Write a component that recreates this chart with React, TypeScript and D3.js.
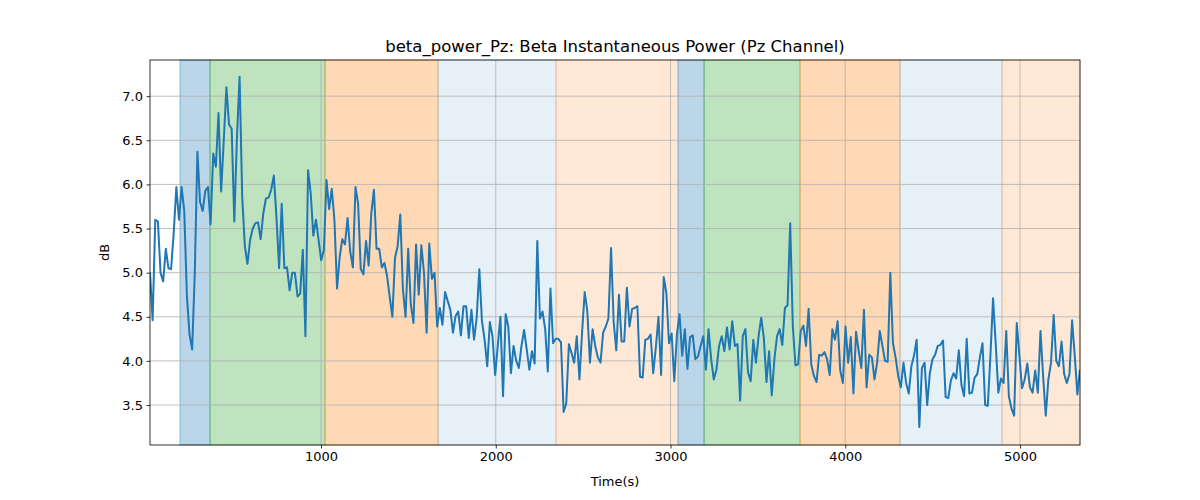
import React, { useEffect, useRef } from 'react';
import * as d3 from 'd3';

const values: number[] = [
  5.0, 4.46, 5.6, 5.58, 5.0, 4.9, 5.27, 5.05, 5.04, 5.45, 5.97, 5.6, 5.97, 5.7, 4.74, 4.3, 4.13, 5.0, 6.37, 5.8,
  5.7, 5.93, 5.97, 5.55, 6.35, 6.2, 6.81, 5.92, 6.5, 7.1, 6.68, 6.63, 5.58, 6.53, 7.22, 5.86, 5.3, 5.1, 5.37, 5.5,
  5.56, 5.57, 5.38, 5.67, 5.84, 5.85, 5.94, 6.1, 5.63, 5.05, 5.78, 5.05, 5.06, 4.8, 5.0, 5.0, 4.73, 4.76, 5.26, 4.28,
  6.16, 5.9, 5.42, 5.6, 5.37, 5.14, 5.26, 6.05, 5.72, 5.95, 5.6, 4.82, 5.18, 5.38, 5.32, 5.62, 5.24, 5.06, 5.97, 5.78,
  5.04, 4.98, 5.36, 5.08, 5.67, 5.94, 5.27, 5.27, 5.06, 5.11, 4.96, 4.72, 4.5, 5.17, 5.3, 5.66, 4.81, 4.5, 5.27, 4.64,
  4.43, 5.32, 4.75, 5.31, 5.0, 4.32, 5.33, 4.93, 5.0, 4.39, 4.6, 4.41, 4.78, 4.68, 4.58, 4.32, 4.51, 4.56, 4.29, 4.62,
  4.62, 4.26, 4.58, 4.24, 4.49, 5.04, 4.45, 4.24, 3.94, 4.44, 4.28, 3.84, 4.17, 4.5, 3.6, 4.53, 4.39, 3.86, 4.17, 4.0,
  3.92, 4.17, 4.35, 4.13, 3.9, 4.11, 3.97, 5.36, 4.48, 4.56, 4.36, 3.88, 4.82, 4.2, 4.25, 4.25, 4.21, 3.42, 3.52, 4.19,
  4.09, 3.98, 4.28, 3.79, 4.32, 4.78, 4.56, 3.98, 4.36, 4.17, 4.04, 3.98, 4.32, 4.39, 4.48, 5.28, 4.44, 4.12, 4.75, 4.22,
  4.22, 4.83, 4.39, 4.59, 4.6, 4.62, 3.82, 3.81, 4.24, 4.25, 4.3, 3.86, 4.15, 4.5, 3.84, 4.95, 4.77, 4.2, 4.31, 3.77,
  4.3, 4.53, 4.06, 4.36, 3.91, 4.27, 4.29, 4.02, 4.05, 4.17, 4.28, 3.9, 4.36, 4.02, 3.79, 3.9, 4.17, 4.28, 4.11, 4.38,
  4.13, 4.45, 4.17, 4.19, 3.55, 4.28, 4.36, 3.87, 3.77, 4.24, 3.98, 4.28, 4.49, 4.26, 3.76, 4.11, 3.61, 4.02, 4.28,
  4.36, 4.18, 4.6, 4.63, 5.56, 4.39, 3.95, 3.96, 4.34, 4.4, 4.17, 4.59, 3.96, 3.83, 3.76, 4.07, 4.06, 4.1, 4.02, 3.84,
  4.36, 4.24, 4.45, 3.89, 3.75, 4.39, 3.98, 4.27, 3.63, 4.33, 4.11, 3.92, 4.58, 3.7, 4.07, 4.04, 3.79, 3.98, 4.34, 4.17,
  4.0, 3.99, 5.0, 4.2, 4.04, 3.83, 3.7, 3.98, 3.75, 3.63, 3.94, 4.06, 4.24, 3.25, 3.92, 3.98, 3.5, 3.86, 4.02, 4.07,
  4.17, 4.18, 4.23, 3.59, 3.58, 3.78, 3.86, 3.8, 4.12, 3.73, 3.6, 4.25, 3.63, 3.64, 3.81, 3.85, 4.04, 4.2, 3.5, 3.49,
  4.06, 4.71, 4.2, 3.64, 3.8, 3.75, 4.34, 3.6, 3.46, 3.38, 4.43, 4.06, 3.69, 3.79, 3.97, 3.7, 3.64, 3.89, 3.64, 4.34,
  3.83, 3.38, 3.79, 3.98, 4.52, 4.0, 3.94, 4.22, 3.85, 3.75, 3.85, 4.46, 4.06, 3.62, 3.9,
];
const tStart = 21.5;
const tEnd = 5343;
const times = values.map((_, i) => tStart + (i * (tEnd - tStart)) / (values.length - 1));

const bandStarts = [193, 365, 1023, 1670, 2345, 3043, 3192, 3741, 4313, 4897];
const bandEnds = [365, 1023, 1670, 2345, 3043, 3192, 3741, 4313, 4897, 5343];
const bandColors = ['#1f77b4', '#2ca02c', '#ff7f0e', '#1f77b4', '#ff7f0e', '#1f77b4', '#2ca02c', '#ff7f0e', '#1f77b4', '#ff7f0e'];
const bandAlphas = [0.3, 0.3, 0.3, 0.11, 0.17, 0.3, 0.3, 0.3, 0.11, 0.17];

const xTicks = [1000, 2000, 3000, 4000, 5000];
const yTicks = [3.5, 4.0, 4.5, 5.0, 5.5, 6.0, 6.5, 7.0];

const W = 1200, H = 500;
const M = { left: 150, right: 1080, top: 60, bottom: 445 };

export default function App() {
  const ref = useRef<SVGSVGElement>(null);

  useEffect(() => {
    const svg = d3.select(ref.current);
    svg.selectAll('*').remove();
    const font = 'DejaVu Sans, sans-serif';

    const x = d3.scaleLinear().domain([21.5, 5343]).range([M.left, M.right]);
    const y = d3.scaleLinear().domain([3.047, 7.41]).range([M.bottom, M.top]);

    svg.append('rect').attr('width', W).attr('height', H).attr('fill', 'white');

    // shaded phases
    bandStarts.forEach((s, i) => {
      svg.append('rect')
        .attr('x', x(s)).attr('y', M.top)
        .attr('width', x(bandEnds[i]) - x(s)).attr('height', M.bottom - M.top)
        .attr('fill', bandColors[i]).attr('fill-opacity', bandAlphas[i])
        .attr('stroke', bandColors[i]).attr('stroke-opacity', bandAlphas[i] + 0.1);
    });

    // grid
    const grid = svg.append('g').attr('stroke', '#b0b0b0').attr('stroke-width', 0.8);
    xTicks.forEach(t => grid.append('line').attr('x1', x(t)).attr('x2', x(t)).attr('y1', M.top).attr('y2', M.bottom));
    yTicks.forEach(t => grid.append('line').attr('x1', M.left).attr('x2', M.right).attr('y1', y(t)).attr('y2', y(t)));

    const line = d3.line<number>().x((_, i) => x(times[i])).y(d => y(d));
    svg.append('defs').append('clipPath').attr('id', 'clip').append('rect')
      .attr('x', M.left).attr('y', M.top).attr('width', M.right - M.left).attr('height', M.bottom - M.top);
    svg.append('path').datum(values).attr('d', line).attr('fill', 'none')
      .attr('stroke', '#1f77b4').attr('stroke-width', 2).attr('stroke-linejoin', 'round')
      .attr('clip-path', 'url(#clip)');

    svg.append('rect').attr('x', M.left).attr('y', M.top)
      .attr('width', M.right - M.left).attr('height', M.bottom - M.top)
      .attr('fill', 'none').attr('stroke', 'black').attr('stroke-width', 0.8);

    const xAxis = svg.append('g').attr('transform', `translate(0,${M.bottom})`)
      .call(d3.axisBottom(x).tickValues(xTicks).tickSize(3.5).tickPadding(3.5).tickFormat(d3.format('d')));
    const yAxis = svg.append('g').attr('transform', `translate(${M.left},0)`)
      .call(d3.axisLeft(y).tickValues(yTicks).tickSize(3.5).tickPadding(3.5).tickFormat(d3.format('.1f')));
    [xAxis, yAxis].forEach(a => {
      a.select('.domain').remove();
      a.selectAll('text').attr('font-family', font).attr('font-size', 13).attr('fill', 'black');
      a.selectAll('line').attr('stroke', 'black').attr('stroke-width', 0.8);
    });

    svg.append('text').attr('x', (M.left + M.right) / 2).attr('y', 52).attr('text-anchor', 'middle')
      .attr('font-family', font).attr('font-size', 16.5).text('beta_power_Pz: Beta Instantaneous Power (Pz Channel)');
    svg.append('text').attr('x', (M.left + M.right) / 2).attr('y', 486).attr('text-anchor', 'middle')
      .attr('font-family', font).attr('font-size', 13).text('Time(s)');
    svg.append('text').attr('transform', `translate(109,${(M.top + M.bottom) / 2}) rotate(-90)`)
      .attr('text-anchor', 'middle').attr('font-family', font).attr('font-size', 13).text('dB');
  }, []);

  return <svg ref={ref} width={W} height={H} style={{ display: 'block', margin: -8 }} />;
}
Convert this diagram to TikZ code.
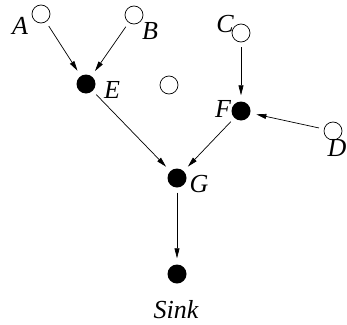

==================================================

◆ **Exercise**: Repeat only what runs from the first line of the records above to the line with "import * as d3 from 'd3';", both included, word for word, minus the pictures.

◆ **Task response**:
Write a component that recreates this chart with React, TypeScript and D3.js.
import React, { useEffect, useRef } from 'react';
import * as d3 from 'd3';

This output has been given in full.